(CN) - In the initial stages of the Roman Empire’s decline in the first century A.D., Emperor Sulla dispatched his young but tactically brilliant son-in-law, Pompey, to the island of Sicily to bring his mortal enemies, the Marians, to heel.
The civil strife besetting the aging empire was taking its toll.
But Pompey, called the “teenage butcher” by his enemies, quickly outfoxed and subdued the Marians, restoring Sicily and its extensive reserves of grain to Emperor Sulla.
But Pompey didn’t stop there.
After the campaign he began a brutal reign of terror, executing a number of the Marians’ top generals and officials. The citizens of Sicily complained to Pompey, saying the rules of warfare forbid such extravagant bloodshed.
“Won't you stop citing laws to us who have our swords by our sides?” he replied.
This ranks as one of the more succinct expressions of the might equals right ethic that holds whoever has the power establishes matters of right and wrong.
Some have adopted this frame when analyzing the recent strike against Qasem Soleimani, an Iranian general who headed the Quds Force, the foreign operations branch of the Islamic Revolutionary Guard Corps.
But Gregory Shaffer, an international law professor with UC Irvine Law School, said such a framing is going too far.
“It’s clearly a power-based system,” he said. “But there are legal norms and questions of legitimacy that states take seriously.”
Shaffer and many other pundits believe the Trump administration violated international law when it ordered the drone strike that resulted in the death of Soleimani.
“The rules of the U.N. Charter mandates all states to respect the sovereignty of other states,” Shaffer said. “That includes not assassinating foreign officials in a foreign country.”
While Trump and his allies are keen to avoid the word assassination and to draw parallels between the killing of Someimani and other drone strikes that resulted in the deaths of baleful actors in the Middle East — like Osama bin Laden and Anwar al-Awlaki — the Soleimani killing is different.
“Soleimani was a state official of a sitting member of the U.N.,” Shaffer said. “This is different than al-Qaeda or ISIS, which are not part of the U.N. charter.”
It’s why several pundits are willing to deem the Soleimani killing an assassination, versus a legitimate strike as in the case when Trump ordered the killing of Abu Bakr al-Baghdadi, a leader of ISIS.
Agnes Callamard, the U.N.’s special rapporteur on extrajudicial summary or arbitrary executions, said the Trump administration’s maneuver qualifies as an illegal assassination because “outside the context of active hostilities, the use of drones or other means for targeted killing is almost never likely to be legal.”

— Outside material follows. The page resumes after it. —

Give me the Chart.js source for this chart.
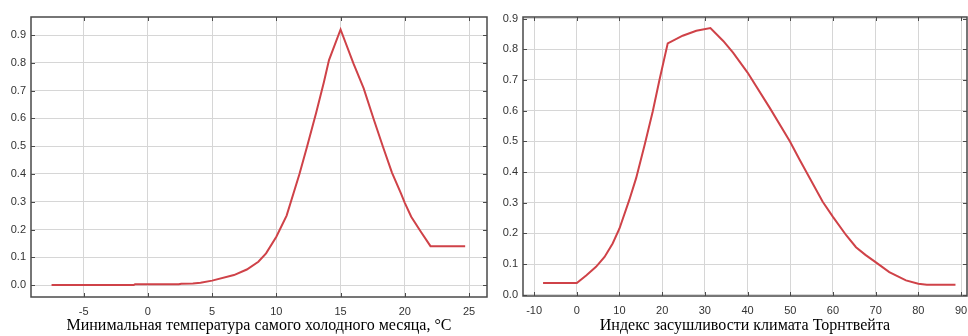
<!DOCTYPE html>
<html>
<head>
<meta charset="utf-8">
<script src="https://cdn.jsdelivr.net/npm/chart.js@4"></script>
<style>
  body { margin: 0; background: #fff; width: 968px; height: 336px; position: relative; overflow: hidden; }
  canvas { position: absolute; top: 0; }
  #c1 { left: 0; }
  #c2 { left: 492px; }
</style>
</head>
<body>
<canvas id="c1" width="492" height="336"></canvas>
<canvas id="c2" width="476" height="336"></canvas>
<script>
// left panel: min temperature of coldest month
const tempX = [-7.5, -1.1, -1.0, 2.4, 2.6, 3.5, 4.1, 5.0, 6.7, 7.7, 8.6, 9.2, 10.0, 10.8, 11.8, 12.4, 13.1, 13.7, 14.1, 15.0, 16.0, 16.8, 17.6, 18.3, 19.0, 19.7, 20.0, 20.5, 21.25, 22.0, 24.7];
const tempY = [0.0, 0.0, 0.003, 0.003, 0.005, 0.006, 0.008, 0.016, 0.036, 0.056, 0.084, 0.114, 0.174, 0.25, 0.4, 0.5, 0.62, 0.73, 0.81, 0.92, 0.798, 0.708, 0.594, 0.498, 0.405, 0.33, 0.296, 0.246, 0.192, 0.14, 0.14];
const tempTicks = [-5, 0, 5, 10, 15, 20, 25];

// right panel: Thornthwaite aridity index
const aridX = [-7.9, 0, 2.2, 4.5, 6.5, 8.4, 10.0, 12.3, 13.9, 15.9, 17.8, 19.4, 21.3, 24.8, 28.0, 31.3, 34.3, 36.6, 40.0, 45.2, 49.9, 52.2, 57.6, 60.0, 63.1, 65.4, 67.6, 69.9, 73.2, 77.1, 80.0, 82.0, 88.7];
const aridY = [0.038, 0.038, 0.063, 0.091, 0.123, 0.167, 0.216, 0.309, 0.38, 0.489, 0.598, 0.702, 0.819, 0.844, 0.86, 0.869, 0.827, 0.789, 0.724, 0.609, 0.5, 0.44, 0.303, 0.254, 0.194, 0.155, 0.13, 0.107, 0.074, 0.047, 0.036, 0.033, 0.033];
const aridTicks = [-10, 0, 10, 20, 30, 40, 50, 60, 70, 80, 90];

const yTicks = [0, 0.1, 0.2, 0.3, 0.4, 0.5, 0.6, 0.7, 0.8, 0.9];

const titles = ["Минимальная температура самого холодного месяца, °C", "Индекс засушливости климата Торнтвейта"];

// frame + inward tick marks
const framePlugin = {
  id: "frame",
  afterDraw(chart) {
    const ctx = chart.ctx;
    const a = chart.chartArea;
    ctx.save();
    ctx.strokeStyle = "#4a4a4a";
    ctx.lineWidth = 1.5;
    ctx.strokeRect(a.left, a.top, a.right - a.left, a.bottom - a.top);
    ctx.lineWidth = 1;
    ctx.beginPath();
    chart.scales.x.ticks.forEach(t => {
      const px = Math.round(chart.scales.x.getPixelForValue(t.value)) + 0.5;
      ctx.moveTo(px, a.top); ctx.lineTo(px, a.top + 4);
      ctx.moveTo(px, a.bottom); ctx.lineTo(px, a.bottom - 4);
    });
    chart.scales.y.ticks.forEach(t => {
      const py = Math.round(chart.scales.y.getPixelForValue(t.value)) + 0.5;
      ctx.moveTo(a.left, py); ctx.lineTo(a.left + 4, py);
      ctx.moveTo(a.right, py); ctx.lineTo(a.right - 4, py);
    });
    ctx.stroke();
    ctx.restore();
  }
};

function makeChart(id, xs, ys, xTicks, xmin, xmax, ymin, ymax, title, rightPad, xHeight) {
  const pts = xs.map((x, i) => ({ x: x, y: ys[i] }));
  return new Chart(document.getElementById(id), {
    type: "line",
    data: {
      datasets: [{
        data: pts,
        borderColor: "#cf4248",
        borderWidth: 2,
        pointRadius: 0,
        tension: 0,
        fill: false
      }]
    },
    options: {
      responsive: false,
      animation: false,
      devicePixelRatio: 1,
      layout: { padding: { top: 17, right: rightPad, left: 0, bottom: 0 } },
      plugins: { legend: { display: false }, tooltip: { enabled: false } },
      scales: {
        x: {
          type: "linear",
          min: xmin,
          max: xmax,
          afterBuildTicks: s => { s.ticks = xTicks.map(v => ({ value: v })); },
          afterFit: s => { s.height = xHeight; s.paddingLeft = 0; s.paddingRight = 0; },
          grid: { color: "#d6d6d6", lineWidth: 1, drawTicks: false },
          border: { display: false },
          ticks: { color: "#333", padding: 8, font: { family: "Liberation Sans", size: 11 }, maxRotation: 0 },
          title: {
            display: true,
            text: title,
            color: "#000",
            padding: { top: 0, bottom: 1 },
            font: { family: "Liberation Serif", size: 16 }
          }
        },
        y: {
          min: ymin,
          max: ymax,
          afterBuildTicks: s => { s.ticks = yTicks.map(v => ({ value: v })); },
          afterFit: s => { s.width = 31; s.paddingTop = 0; s.paddingBottom = 0; },
          grid: { color: "#d6d6d6", lineWidth: 1, drawTicks: false },
          border: { display: false },
          ticks: {
            color: "#333",
            padding: 5,
            font: { family: "Liberation Sans", size: 11 },
            callback: v => v.toFixed(1)
          }
        }
      }
    },
    plugins: [framePlugin]
  });
}

makeChart("c1", tempX, tempY, tempTicks, -9.1, 26.4, -0.043, 0.965, titles[0], 5, 39);
makeChart("c2", aridX, aridY, aridTicks, -12.6, 91.4, -0.004, 0.905, titles[1], 1, 40);
</script>
</body>
</html>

“To be justified under international human rights law, intentionally lethal or potentially lethal force can only be used where strictly necessary to protect against an imminent threat to life,” Callamard said.
The question of whether Soleimani posed an imminent threat to the United States is considered unlikely by Shaffer and other experts, but the president said Friday the general was prepared to attack four different American embassies throughout the Middle East.
While Trump’s comments are the latest in a shifting series of public explanations by the president and his allies, the American people have yet to see a formal legal justification for the killing.